### WRITTEN INSTRUCTION
Retype the whole listing verbatim and keep the pictures out of it.

----

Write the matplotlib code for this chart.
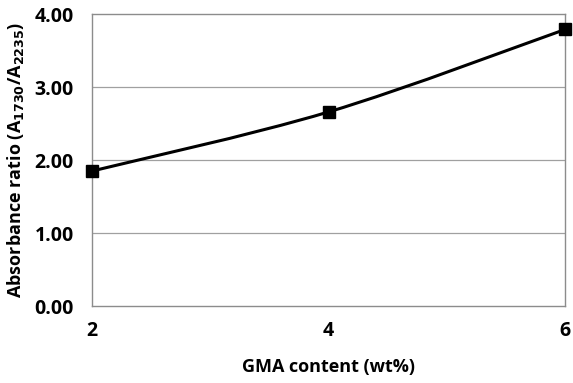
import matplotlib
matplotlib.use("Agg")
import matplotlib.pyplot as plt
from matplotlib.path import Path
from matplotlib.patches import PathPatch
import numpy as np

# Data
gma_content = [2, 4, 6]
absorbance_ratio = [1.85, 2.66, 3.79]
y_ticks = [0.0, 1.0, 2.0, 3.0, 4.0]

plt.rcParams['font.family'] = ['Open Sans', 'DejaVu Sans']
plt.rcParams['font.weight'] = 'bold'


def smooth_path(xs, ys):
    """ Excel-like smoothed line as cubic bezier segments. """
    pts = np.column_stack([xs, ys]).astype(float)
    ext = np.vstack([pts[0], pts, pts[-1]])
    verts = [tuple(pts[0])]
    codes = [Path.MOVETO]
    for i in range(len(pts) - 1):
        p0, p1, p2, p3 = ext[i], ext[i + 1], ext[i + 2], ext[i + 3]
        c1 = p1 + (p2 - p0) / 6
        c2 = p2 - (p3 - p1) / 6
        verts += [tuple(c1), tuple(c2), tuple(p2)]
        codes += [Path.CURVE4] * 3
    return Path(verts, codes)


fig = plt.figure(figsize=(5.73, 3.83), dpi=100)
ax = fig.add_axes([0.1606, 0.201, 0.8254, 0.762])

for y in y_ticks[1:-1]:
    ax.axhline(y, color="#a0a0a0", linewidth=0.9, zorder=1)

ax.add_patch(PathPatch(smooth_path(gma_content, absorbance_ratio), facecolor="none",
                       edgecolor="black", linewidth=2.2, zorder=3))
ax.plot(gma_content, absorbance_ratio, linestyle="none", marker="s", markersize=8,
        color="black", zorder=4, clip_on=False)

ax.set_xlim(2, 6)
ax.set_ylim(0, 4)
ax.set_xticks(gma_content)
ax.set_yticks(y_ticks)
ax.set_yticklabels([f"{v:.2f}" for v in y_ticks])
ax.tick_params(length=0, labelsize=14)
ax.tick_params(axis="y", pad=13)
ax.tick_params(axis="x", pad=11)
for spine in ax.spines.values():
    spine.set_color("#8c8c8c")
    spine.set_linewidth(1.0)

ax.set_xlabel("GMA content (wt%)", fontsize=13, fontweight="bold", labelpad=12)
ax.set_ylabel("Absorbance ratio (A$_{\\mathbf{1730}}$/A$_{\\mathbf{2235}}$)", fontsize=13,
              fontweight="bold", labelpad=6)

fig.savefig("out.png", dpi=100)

----

### EXERCISE OUTPUT
Write the matplotlib code for this chart.
import matplotlib
matplotlib.use("Agg")
import matplotlib.pyplot as plt
from matplotlib.path import Path
from matplotlib.patches import PathPatch
import numpy as np

# Data
gma_content = [2, 4, 6]
absorbance_ratio = [1.85, 2.66, 3.79]
y_ticks = [0.0, 1.0, 2.0, 3.0, 4.0]

plt.rcParams['font.family'] = ['Open Sans', 'DejaVu Sans']
plt.rcParams['font.weight'] = 'bold'


def smooth_path(xs, ys):
    """ Excel-like smoothed line as cubic bezier segments. """
    pts = np.column_stack([xs, ys]).astype(float)
    ext = np.vstack([pts[0], pts, pts[-1]])
    verts = [tuple(pts[0])]
    codes = [Path.MOVETO]
    for i in range(len(pts) - 1):
        p0, p1, p2, p3 = ext[i], ext[i + 1], ext[i + 2], ext[i + 3]
        c1 = p1 + (p2 - p0) / 6
        c2 = p2 - (p3 - p1) / 6
        verts += [tuple(c1), tuple(c2), tuple(p2)]
        codes += [Path.CURVE4] * 3
    return Path(verts, codes)


fig = plt.figure(figsize=(5.73, 3.83), dpi=100)
ax = fig.add_axes([0.1606, 0.201, 0.8254, 0.762])

for y in y_ticks[1:-1]:
    ax.axhline(y, color="#a0a0a0", linewidth=0.9, zorder=1)

ax.add_patch(PathPatch(smooth_path(gma_content, absorbance_ratio), facecolor="none",
                       edgecolor="black", linewidth=2.2, zorder=3))
ax.plot(gma_content, absorbance_ratio, linestyle="none", marker="s", markersize=8,
        color="black", zorder=4, clip_on=False)

ax.set_xlim(2, 6)
ax.set_ylim(0, 4)
ax.set_xticks(gma_content)
ax.set_yticks(y_ticks)
ax.set_yticklabels([f"{v:.2f}" for v in y_ticks])
ax.tick_params(length=0, labelsize=14)
ax.tick_params(axis="y", pad=13)
ax.tick_params(axis="x", pad=11)
for spine in ax.spines.values():
    spine.set_color("#8c8c8c")
    spine.set_linewidth(1.0)

ax.set_xlabel("GMA content (wt%)", fontsize=13, fontweight="bold", labelpad=12)
ax.set_ylabel("Absorbance ratio (A$_{\\mathbf{1730}}$/A$_{\\mathbf{2235}}$)", fontsize=13,
              fontweight="bold", labelpad=6)

fig.savefig("out.png", dpi=100)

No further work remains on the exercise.